Will ‘Little England’ Or ‘Global Britain’ Prevail In 2021? – OpEd
By Arab News
By Andrew Hammond*
Whether “Global Britain” or “Little England” becomes the more powerful political narrative across the UK post-Brexit will help define the country’s politics in 2021 and beyond.
There were diverse and sometimes divergent views expressed by people voting to exit the EU. Some more isolationist leave voters focused on the costs and constraints of EU membership, including the issue of UK financial contributions to the budget of Brussels, which could now be redirected to domestic ends.
However, other Brexiteers voted for a quite different vision of a buccaneering hyper-global UK that could now double-down with countries outside the EU. If Prime Minister Boris Johnson gets his way, it will be this Global Britain narrative in the ascendancy in 2021 by showcasing the nation’s continued international leadership.
As a step toward this ambition, Johnson last month pledged some £16.5 billion ($22 billion) for increased defense spending in the next few years. But his Global Britain plans go well beyond military to diplomacy, with London in 2021 chairing the UN Security Council from February, holding the rotating G7 presidency from January, and hosting the UN-led summit on climate change.
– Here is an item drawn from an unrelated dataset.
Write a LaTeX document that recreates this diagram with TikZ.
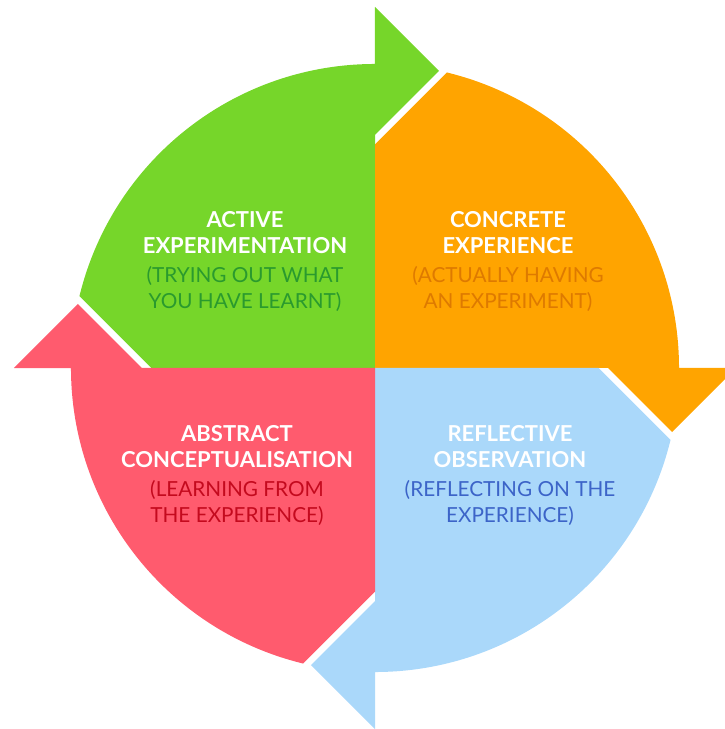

Johnson’s defense spending pledge comes as part of what he asserts is one of the most sweeping UK defense and security reviews since the end of the Cold War. And in his first trip to India as prime minister in January, he will seek to push forward a post-Brexit free trade agreement.
Yet despite Johnson’s Global Britain ambitions, there are also political pressures to retrench internationally, especially given the country’s strained finances post-pandemic. One early sign of this was the decision of the UK government last month to reduce its commitment to international aid from 0.7 percent to 0.5 percent of gross domestic product.
One other development that will help determine whether the UK becomes more inward-looking post-Brexit are the threats to its territorial integrity. Post-Brexit, these threats are at the highest level in modern political times.
Ground zero is Scotland, where recent polls indicate record high levels of support for independence, including one by Ipsos Mori in October with 58 percent. Support for independence is reflected in the voting intention numbers for May’s Holyrood ballot. A survey last week from The Scotsman/Savanta ComRes indicates that the Scottish National Party (SNP) will probably win a commanding majority and possibly every constituency seat except one.
This could be a political game-changer, with SNP leader Nicola Sturgeon pressuring the reluctant UK government to approve another independence referendum after the last, failed one in 2014. London can technically block a second plebiscite, but this may become politically indefensible if the SNP win big in May.
Sturgeon claims that this will “make the case for Scotland to become an independent country, and seek a clear endorsement of Scotland’s right to choose our own future.” Sadly, it is increasingly possible that the 2020s could therefore, tragically, witness the unraveling of one of the world’s longest and most successful political unions.
Brexit is the immediate context for this unfolding political drama, given that the vast majority (62 percent) of the Scottish electorate voted in 2016 to remain in the EU. Sturgeon has highlighted what she calls the “self-sabotage” of Brexit, saying it “strengthens the case for Scotland becoming an independent country.”
This is a potential tragedy in the making, for despite the understandable disappointment of Sturgeon and many Scottish voters at the 2016 Brexit vote, she risks leading Scotland, England, Northern Ireland and Wales down a path that will probably weaken all parties, given that their future is better together.
On the foreign front, the wider UK would be damaged by Scottish independence. For instance, a UK parliamentary committee has warned that losing the Scottish tax base could lead to further budgetary cuts to international activities, including the armed forces.
The UK’s extensive network of diplomatic and trade missions will also be impacted, eroding the country’s post-Brexit voice in international forums such as the UN, G7, G20 and NATO. Together with military cutbacks, this will undermine both hard and soft power, which has enabled the nation to punch above its weight for so long.
This is why, with growing political risks over the integrity of the union, the case needs to be made again in 2021 for why the future of Scotland and the UK is better together. At a time when Johnson is seeking to promote Global Britain, Scottish departure from the union threatens to undermine the sizeable political, military and economic force that the UK has preserved, and which has helped bolster international security and prosperity.
• Andrew Hammond is an associate at LSE IDEAS at the London School of Economics.